The short answer: Not easily.
Here is an example of using a multiprocessing pool to speed up your code:
import random
import time
from multiprocessing import Pool
startTime = time.time()
def f(_):
number = str(random.randint(1, 9999))
data.write(number + '\n')
data = open("file2.txt", "a+")
with Pool() as p:
p.map(f, range(1000000))
data.close()
executionTime = (time.time() - startTime)
print(f'Execution time in seconds: {executionTime})')
Looks good? Wait! This is not a drop-in replacement as it lacks synchronization of the processes so not all 1000000 line will be written (some will be overwritten in the same buffer)!
See Python multiprocessing safely writing to a file
So we need to separate computing the numbers (in parallel) from writing them (in serial). We can do this as follows:
import random
import time
from multiprocessing import Pool
startTime = time.time()
def f(_):
return str(random.randint(1, 9999))
with Pool() as p:
output = p.map(f, range(1000000))
with open("file2.txt", "a+") as data:
data.write('\n'.join(output) + '\n')
executionTime = (time.time() - startTime)
print(f'Execution time in seconds: {executionTime})')
With that fixed, note that this is not multithreading but uses multiple processes. You can change it to multithreading with a different pool object:
from multiprocessing.pool import ThreadPool as Pool
On my system, I get from 1 second to 0.35 seconds with the processing pool. With the ThreadPool however it takes up to 2 seconds!

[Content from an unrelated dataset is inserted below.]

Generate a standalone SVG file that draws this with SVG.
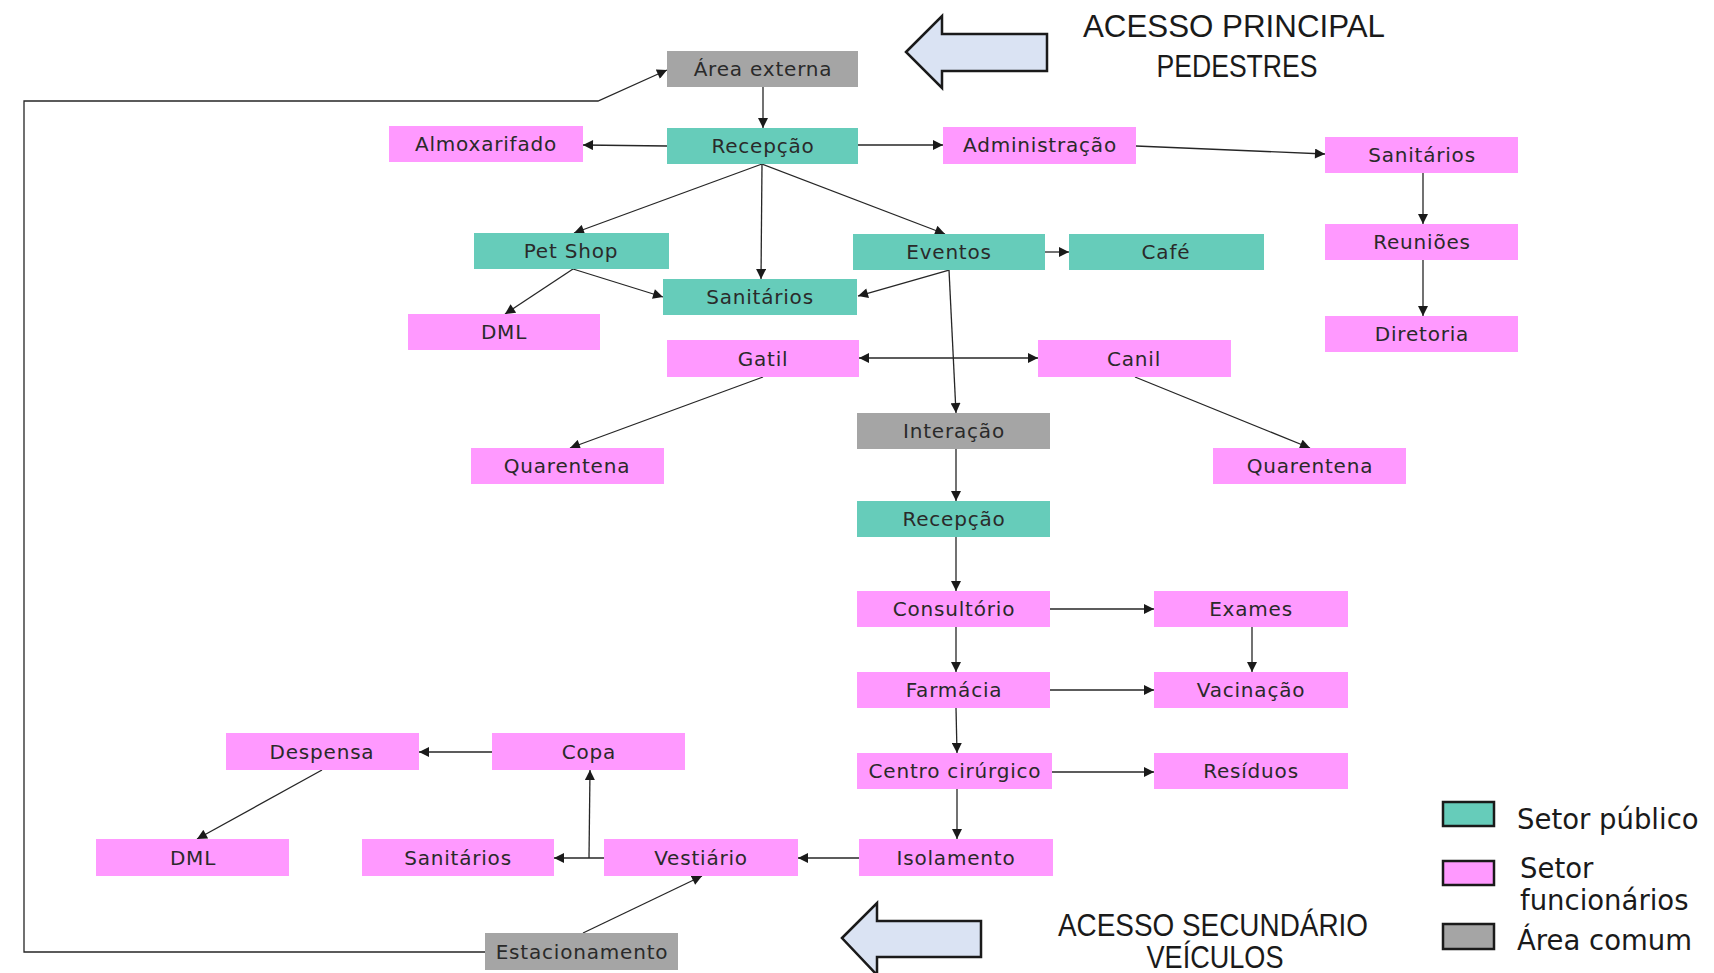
<svg xmlns="http://www.w3.org/2000/svg" width="1714" height="973" viewBox="0 0 1714 973">
<defs>
<marker id="ah" viewBox="0 0 10 10" refX="10" refY="5" markerWidth="11" markerHeight="10" markerUnits="userSpaceOnUse" orient="auto-start-reverse">
<path d="M0,0 L10,5 L0,10 z" fill="#1a1a1a"/>
</marker>
<style>
.pub{fill:#66CCBA}
.fun{fill:#FF99FF}
.com{fill:#A5A5A5}
.lbl{font-family:"DejaVu Sans",sans-serif;font-size:20px;fill:#2a2a2a;text-anchor:middle;letter-spacing:0.8px}
.cn{fill:none;stroke:#262626;stroke-width:1.3}
.big{fill:#DAE3F3;stroke:#1a1a1a;stroke-width:2.5}
.ttl{font-family:"Liberation Sans",sans-serif;font-size:31px;fill:#1a1a1a;text-anchor:middle}
.leg{font-family:"DejaVu Sans",sans-serif;font-size:27.5px;fill:#1a1a1a}
.lgb{stroke:#1a1a1a;stroke-width:2.5}
</style>
</defs>
<rect width="1714" height="973" fill="#ffffff"/>

<g id="connectors">
<line class="cn" x1="763" y1="87" x2="763" y2="128" marker-end="url(#ah)"/>
<line class="cn" x1="667" y1="146" x2="583" y2="145" marker-end="url(#ah)"/>
<line class="cn" x1="858" y1="145" x2="943" y2="145" marker-end="url(#ah)"/>
<line class="cn" x1="1136" y1="146" x2="1325" y2="154" marker-end="url(#ah)"/>
<line class="cn" x1="1423" y1="173" x2="1423" y2="224" marker-end="url(#ah)"/>
<line class="cn" x1="1423" y1="260" x2="1423" y2="316" marker-end="url(#ah)"/>
<line class="cn" x1="762" y1="164" x2="574" y2="233" marker-end="url(#ah)"/>
<line class="cn" x1="762" y1="164" x2="761" y2="279" marker-end="url(#ah)"/>
<line class="cn" x1="762" y1="164" x2="945" y2="234" marker-end="url(#ah)"/>
<line class="cn" x1="1045" y1="252" x2="1069" y2="252" marker-end="url(#ah)"/>
<line class="cn" x1="573" y1="269" x2="505" y2="314" marker-end="url(#ah)"/>
<line class="cn" x1="573" y1="269" x2="663" y2="297" marker-end="url(#ah)"/>
<line class="cn" x1="949" y1="270" x2="858" y2="296" marker-end="url(#ah)"/>
<line class="cn" x1="949" y1="270" x2="956" y2="413" marker-end="url(#ah)"/>
<line class="cn" x1="859" y1="358" x2="1038" y2="358" marker-start="url(#ah)" marker-end="url(#ah)"/>
<line class="cn" x1="763" y1="377" x2="570" y2="448" marker-end="url(#ah)"/>
<line class="cn" x1="1135" y1="377" x2="1310" y2="448" marker-end="url(#ah)"/>
<line class="cn" x1="956" y1="449" x2="956" y2="501" marker-end="url(#ah)"/>
<line class="cn" x1="956" y1="537" x2="956" y2="591" marker-end="url(#ah)"/>
<line class="cn" x1="1050" y1="609" x2="1154" y2="609" marker-end="url(#ah)"/>
<line class="cn" x1="956" y1="627" x2="956" y2="672" marker-end="url(#ah)"/>
<line class="cn" x1="1252" y1="627" x2="1252" y2="672" marker-end="url(#ah)"/>
<line class="cn" x1="1050" y1="690" x2="1154" y2="690" marker-end="url(#ah)"/>
<line class="cn" x1="956" y1="708" x2="957" y2="753" marker-end="url(#ah)"/>
<line class="cn" x1="1052" y1="772" x2="1154" y2="772" marker-end="url(#ah)"/>
<line class="cn" x1="957" y1="789" x2="957" y2="839" marker-end="url(#ah)"/>
<line class="cn" x1="859" y1="858" x2="798" y2="858" marker-end="url(#ah)"/>
<line class="cn" x1="604" y1="858" x2="554" y2="858" marker-end="url(#ah)"/>
<line class="cn" x1="589" y1="858" x2="590" y2="770" marker-end="url(#ah)"/>
<line class="cn" x1="492" y1="752" x2="419" y2="752" marker-end="url(#ah)"/>
<line class="cn" x1="322" y1="770" x2="197" y2="839" marker-end="url(#ah)"/>
<line class="cn" x1="583" y1="933" x2="702" y2="876" marker-end="url(#ah)"/>
<polyline class="cn" points="485,952 24,952 24,101 598,101 667,70" marker-end="url(#ah)"/>
</g>

<g id="n-area-externa"><rect class="com" x="667" y="51" width="191" height="36"/><text class="lbl" x="763" y="76">Área externa</text></g>
<g id="n-recepcao1"><rect class="pub" x="667" y="128" width="191" height="36"/><text class="lbl" x="763" y="153">Recepção</text></g>
<g id="n-almoxarifado"><rect class="fun" x="389" y="126" width="194" height="36"/><text class="lbl" x="486" y="151">Almoxarifado</text></g>
<g id="n-administracao"><rect class="fun" x="943" y="127" width="193" height="37"/><text class="lbl" x="1040" y="152">Administração</text></g>
<g id="n-sanitarios-adm"><rect class="fun" x="1325" y="137" width="193" height="36"/><text class="lbl" x="1422" y="162">Sanitários</text></g>
<g id="n-reunioes"><rect class="fun" x="1325" y="224" width="193" height="36"/><text class="lbl" x="1422" y="249">Reuniões</text></g>
<g id="n-diretoria"><rect class="fun" x="1325" y="316" width="193" height="36"/><text class="lbl" x="1422" y="341">Diretoria</text></g>
<g id="n-petshop"><rect class="pub" x="474" y="233" width="195" height="36"/><text class="lbl" x="571" y="258">Pet Shop</text></g>
<g id="n-eventos"><rect class="pub" x="853" y="234" width="192" height="36"/><text class="lbl" x="949" y="259">Eventos</text></g>
<g id="n-cafe"><rect class="pub" x="1069" y="234" width="195" height="36"/><text class="lbl" x="1166" y="259">Café</text></g>
<g id="n-sanitarios-pub"><rect class="pub" x="663" y="279" width="194" height="36"/><text class="lbl" x="760" y="304">Sanitários</text></g>
<g id="n-dml1"><rect class="fun" x="408" y="314" width="192" height="36"/><text class="lbl" x="504" y="339">DML</text></g>
<g id="n-gatil"><rect class="fun" x="667" y="340" width="192" height="37"/><text class="lbl" x="763" y="366">Gatil</text></g>
<g id="n-canil"><rect class="fun" x="1038" y="340" width="193" height="37"/><text class="lbl" x="1134" y="366">Canil</text></g>
<g id="n-quarentena-l"><rect class="fun" x="471" y="448" width="193" height="36"/><text class="lbl" x="567" y="473">Quarentena</text></g>
<g id="n-quarentena-r"><rect class="fun" x="1213" y="448" width="193" height="36"/><text class="lbl" x="1310" y="473">Quarentena</text></g>
<g id="n-interacao"><rect class="com" x="857" y="413" width="193" height="36"/><text class="lbl" x="954" y="438">Interação</text></g>
<g id="n-recepcao2"><rect class="pub" x="857" y="501" width="193" height="36"/><text class="lbl" x="954" y="526">Recepção</text></g>
<g id="n-consultorio"><rect class="fun" x="857" y="591" width="193" height="36"/><text class="lbl" x="954" y="616">Consultório</text></g>
<g id="n-exames"><rect class="fun" x="1154" y="591" width="194" height="36"/><text class="lbl" x="1251" y="616">Exames</text></g>
<g id="n-farmacia"><rect class="fun" x="857" y="672" width="193" height="36"/><text class="lbl" x="954" y="697">Farmácia</text></g>
<g id="n-vacinacao"><rect class="fun" x="1154" y="672" width="194" height="36"/><text class="lbl" x="1251" y="697">Vacinação</text></g>
<g id="n-centro"><rect class="fun" x="857" y="753" width="195" height="36"/><text class="lbl" x="955" y="778">Centro cirúrgico</text></g>
<g id="n-residuos"><rect class="fun" x="1154" y="753" width="194" height="36"/><text class="lbl" x="1251" y="778">Resíduos</text></g>
<g id="n-isolamento"><rect class="fun" x="859" y="839" width="194" height="37"/><text class="lbl" x="956" y="865">Isolamento</text></g>
<g id="n-vestiario"><rect class="fun" x="604" y="839" width="194" height="37"/><text class="lbl" x="701" y="865">Vestiário</text></g>
<g id="n-sanitarios-fun"><rect class="fun" x="362" y="839" width="192" height="37"/><text class="lbl" x="458" y="865">Sanitários</text></g>
<g id="n-dml2"><rect class="fun" x="96" y="839" width="193" height="37"/><text class="lbl" x="193" y="865">DML</text></g>
<g id="n-despensa"><rect class="fun" x="226" y="733" width="193" height="37"/><text class="lbl" x="322" y="759">Despensa</text></g>
<g id="n-copa"><rect class="fun" x="492" y="733" width="193" height="37"/><text class="lbl" x="589" y="759">Copa</text></g>
<g id="n-estacionamento"><rect class="com" x="485" y="933" width="193" height="37"/><text class="lbl" x="582" y="959">Estacionamento</text></g>

<g id="acesso-principal">
<polygon class="big" points="906,52 942,16 942,34 1047,34 1047,71 942,71 942,88"/>
<text class="ttl" x="1234" y="37" font-size="32" textLength="302" lengthAdjust="spacingAndGlyphs">ACESSO PRINCIPAL</text>
<text class="ttl" x="1237" y="77" font-size="32" textLength="161" lengthAdjust="spacingAndGlyphs">PEDESTRES</text>
</g>
<g id="acesso-secundario">
<polygon class="big" points="842,938 877,903 877,921 981,921 981,957 877,957 877,975"/>
<text class="ttl" x="1213" y="936" font-size="29" textLength="310" lengthAdjust="spacingAndGlyphs">ACESSO SECUNDÁRIO</text>
<text class="ttl" x="1215" y="968" font-size="29" textLength="137" lengthAdjust="spacingAndGlyphs">VEÍCULOS</text>
</g>

<g id="legend">
<rect class="pub lgb" x="1443" y="802" width="51" height="24"/>
<text class="leg" x="1517" y="829">Setor público</text>
<rect class="fun lgb" x="1443" y="861" width="51" height="24"/>
<text class="leg" x="1520" y="878">Setor</text>
<text class="leg" x="1520" y="910">funcionários</text>
<rect class="com lgb" x="1443" y="924" width="51" height="25"/>
<text class="leg" x="1517" y="950">Área comum</text>
</g>
</svg>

The reason is that Python's global interpreter lock prevents from multiple threads to process your task efficiently, see What is the global interpreter lock (GIL) in CPython?
To conclude, multithreading is not always the right answer:
- In your scenario, one limit is the file access, only one thread can write to the file, or you would need to introduce locking, making any performance gain moot
- Also in Python multithreading is only suitable for specific tasks, e.g. long computations that happen in a library below python and can therefore run in parallel. In your scenario, the overhead of multithreading negates the small potential for a performance benefit.
The upside: Yes, with multiprocessing instead of multithreading I got a 3x speedup on my system.